Option 2: Transform the XML file with XSLT before running the LOAD XML statement to change the element names and modify the empty element formats. This was not feasible because the XML files are very large and XSLT processing engines load the entire XML into memory before processing.
Option 3: Bypass the LOAD XML statement entirely and use a SAX parser to parse the XML file and insert the records directly into the database using JDBC and prepared statements. Even though raw JDBC and prepared statements are generally efficient, this proved to be too slow. MUCH slower than the LOAD XML statement.
Option 4: Use the LOAD DATA statement instead of the LOAD XML statement and play around with the optional clauses associated with that statement to fit my needs (e.g. lines separated by, etc.). This could have worked but would have been error prone and unstable.

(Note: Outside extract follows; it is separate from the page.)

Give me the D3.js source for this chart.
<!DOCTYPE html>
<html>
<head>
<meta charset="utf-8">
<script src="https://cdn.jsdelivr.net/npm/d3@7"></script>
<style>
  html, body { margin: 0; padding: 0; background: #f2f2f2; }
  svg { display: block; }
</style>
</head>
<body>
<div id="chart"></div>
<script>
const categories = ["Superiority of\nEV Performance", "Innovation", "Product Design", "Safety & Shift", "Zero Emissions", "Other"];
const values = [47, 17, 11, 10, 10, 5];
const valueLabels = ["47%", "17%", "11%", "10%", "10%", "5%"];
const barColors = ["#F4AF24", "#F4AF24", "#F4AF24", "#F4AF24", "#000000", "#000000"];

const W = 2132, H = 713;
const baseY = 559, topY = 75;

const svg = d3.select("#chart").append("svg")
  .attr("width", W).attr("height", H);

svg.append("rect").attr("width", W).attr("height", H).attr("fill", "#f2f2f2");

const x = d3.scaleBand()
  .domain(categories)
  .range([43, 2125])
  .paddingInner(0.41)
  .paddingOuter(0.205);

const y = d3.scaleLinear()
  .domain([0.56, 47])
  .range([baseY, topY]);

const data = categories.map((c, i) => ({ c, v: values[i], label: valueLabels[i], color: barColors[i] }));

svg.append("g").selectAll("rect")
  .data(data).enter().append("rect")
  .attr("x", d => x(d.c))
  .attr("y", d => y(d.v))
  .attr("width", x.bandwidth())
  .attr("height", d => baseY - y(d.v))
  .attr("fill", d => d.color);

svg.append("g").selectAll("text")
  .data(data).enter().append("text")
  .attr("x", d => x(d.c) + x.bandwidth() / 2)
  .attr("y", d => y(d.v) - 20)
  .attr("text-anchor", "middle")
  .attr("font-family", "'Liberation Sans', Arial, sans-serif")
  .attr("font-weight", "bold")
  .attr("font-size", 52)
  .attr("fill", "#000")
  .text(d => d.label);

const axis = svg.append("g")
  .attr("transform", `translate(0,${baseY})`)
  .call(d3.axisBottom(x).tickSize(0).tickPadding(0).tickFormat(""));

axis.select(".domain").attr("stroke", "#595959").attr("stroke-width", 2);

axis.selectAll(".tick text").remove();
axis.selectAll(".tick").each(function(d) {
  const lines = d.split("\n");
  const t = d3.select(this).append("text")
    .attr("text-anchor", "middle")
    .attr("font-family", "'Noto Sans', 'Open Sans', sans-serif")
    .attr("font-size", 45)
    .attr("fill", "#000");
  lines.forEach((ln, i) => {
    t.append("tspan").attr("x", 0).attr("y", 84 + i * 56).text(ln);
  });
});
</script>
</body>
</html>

Option 5: Parse the file with a fast forward-only parser and read/write XML elements simultaneously and generate a new XML file with the modified names in the desired format for the LOAD XML statement.
I ended up using option 5. I used the Java Streaming API for XML (StAX) for both reading the XML file and generating the modified XML file and then running the LOAD XML LOCAL INFILE through JDBC from inside the web application. It works perfectly and it is super fast.
Upvotes: 4
Reputation: 32094
A little bit hacky but working solution using the good old LOAD DATA INFILE:
LOAD DATA LOCAL INFILE '/tmp/xml/loaded.xml'
INTO TABLE person
CHARACTER SET binary
LINES STARTING BY '<person>' TERMINATED BY '</person>'
(@person)
SET
person_id = ExtractValue(@person:=CONVERT(@person using utf8), 'PersonId'),
fname = ExtractValue(@person, 'FirstName'),
lname = ExtractValue(@person, 'LastName')
;
P.S. You will probably need to additionaly play with field delimiter if the data contains commas.
Upvotes: 4
Reputation: 562358
The fields in the XML file that don't correspond to physical column names are ignored. And columns in the table that don't have corresponding fields in the XML are set NULL.

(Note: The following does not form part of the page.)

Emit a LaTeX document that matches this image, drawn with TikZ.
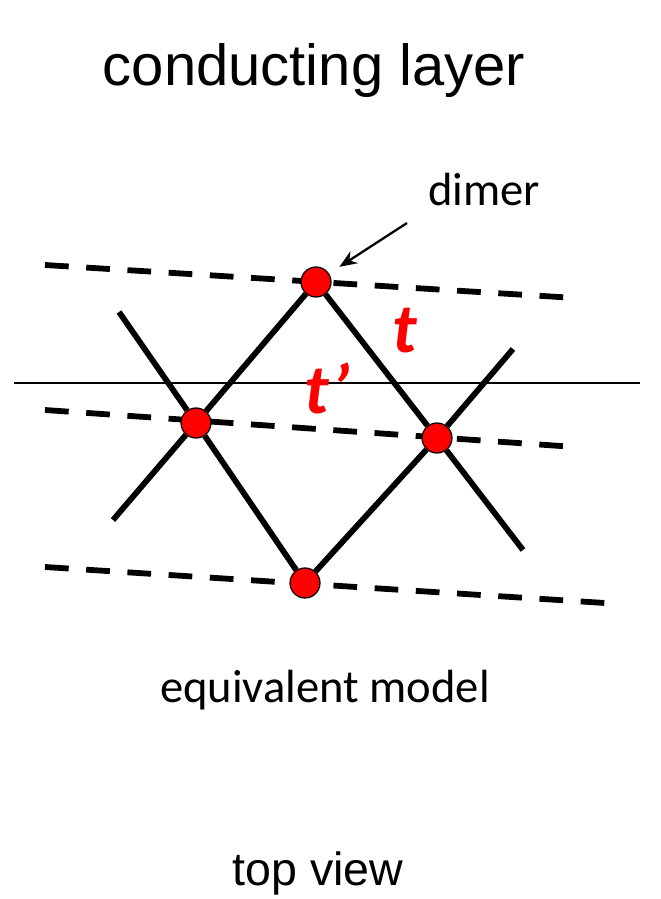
\documentclass[tikz,border=0pt]{standalone}
\usepackage{fontspec}
\setmainfont{Liberation Sans}
\newfontfamily\calibri{Carlito}
\usetikzlibrary{arrows.meta}
\begin{document}
\begin{tikzpicture}[
        x=0.02cm, y=-0.02cm,
        dimer dot/.style={
            circle,
            draw=black,
            fill=red,
            line width=0.7pt,
            minimum size=0.6cm,
            inner sep=0pt
        },
        bond/.style={line width=3.3pt},
        chain line/.style={
            line width=3.3pt,
            dash pattern=on 13.5pt off 10pt
        },
        hopping/.style={
            text=red,
            font=\calibri\bfseries\itshape\fontsize{40}{44}\selectfont,
            anchor=base
        },
        caption/.style={anchor=base, font=\fontsize{26.5}{32}\selectfont}
    ]
        \useasboundingbox (0,0) rectangle (660,899);

        \node[anchor=base, font=\fontsize{33}{40}\selectfont] (title) at (314,85)
            {conducting layer};
        \node[caption, font=\calibri\fontsize{26.5}{32}\selectfont] (dimerlabel) at (484,205)
            {dimer};
        \node[caption, font=\calibri\fontsize{26.5}{32}\selectfont] (model) at (325,702)
            {equivalent model};
        \node[caption] (view) at (318,885)
            {top view};

        \draw[line width=0.8pt] (14,383) -- (640,383);

        \coordinate (chain1 start) at (45,265);
        \coordinate (chain1 end) at (575,298);
        \coordinate (chain2 start) at (45,410);
        \coordinate (chain2 end) at (575,447);
        \coordinate (chain3 start) at (45,567);
        \coordinate (chain3 end) at (605,603);
        \draw[chain line] (chain1 start) -- (chain1 end);
        \draw[chain line] (chain2 start) -- (chain2 end);
        \draw[chain line] (chain3 start) -- (chain3 end);

        \node[dimer dot] (top) at (316,282) {};
        \node[dimer dot] (left) at (196,423) {};
        \node[dimer dot] (right) at (437,438) {};
        \node[dimer dot] (bottom) at (305,583) {};

        \coordinate (upper left) at (119,312);
        \coordinate (lower left) at (113,520);
        \coordinate (upper right) at (513,349);
        \coordinate (lower right) at (523,550);

        \draw[bond] (top) -- (left) -- (bottom) -- (right) -- (top);
        \draw[bond] (left) -- (upper left);
        \draw[bond] (left) -- (lower left);
        \draw[bond] (right) -- (upper right);
        \draw[bond] (right) -- (lower right);

        \node[hopping] (t) at (405,352) {t};
        \node[hopping] (tprime) at (327,413) {t’};

        \coordinate (arrow tail) at (407,223);
        \draw[-{Stealth[length=10pt, width=8pt]}, line width=1.3pt, shorten >=7pt]
            (arrow tail) -- (top);
    \end{tikzpicture}
\end{document}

What I'd do is load into a temp table as @Kolink suggests but with additional columns. Add a SET
clause as you load the data from XML.
CREATE TEMP TABLE person_xml LIKE person;
ALTER TABLE person_xml
ADD COLUMN FirstName VARCHAR(40),
ADD COLUMN LastName VARCHAR(40),
ADD COLUMN PersonId INT;
LOAD XML LOCAL INFILE 'person.xml' INTO TABLE person_xml
SET person_id = PersonId, fname = FirstName, lname = LastName;
SELECT * FROM person_xml;
+-----------+--------+-------------+-----------+-------------+----------+
| person_id | fname | lname | FirstName | LastName | PersonId |
+-----------+--------+-------------+-----------+-------------+----------+
| 1 | Mikael | Ronström | Mikael | Ronström | 1 |
| 2 | Lars | Thalmann | Lars | Thalmann | 2 |
+-----------+--------+-------------+-----------+-------------+----------+
Then copy to the real table, selecting a subset of columns.
INSERT INTO person SELECT person_id, fname, lname FROM person_xml;
Alternatively, drop the extra columns and use SELECT *
.
ALTER TABLE person_xml
DROP COLUMN PersonId,
DROP COLUMN FirstName,
DROP COLUMN LastName;
INSERT INTO person SELECT * FROM person_xml;
SELECT * FROM person;
+-----------+--------+-------------+
| person_id | fname | lname |
+-----------+--------+-------------+
| 1 | Mikael | Ronström |
| 2 | Lars | Thalmann |
+-----------+--------+-------------+
Upvotes: 12
Reputation: 324650
You could create a temporary table using the column names from the XML file (although this would have to be done manually in the create temporary table
query), load the XML file into that table, then insert into person select * from tmp_table_name
.
Upvotes: 2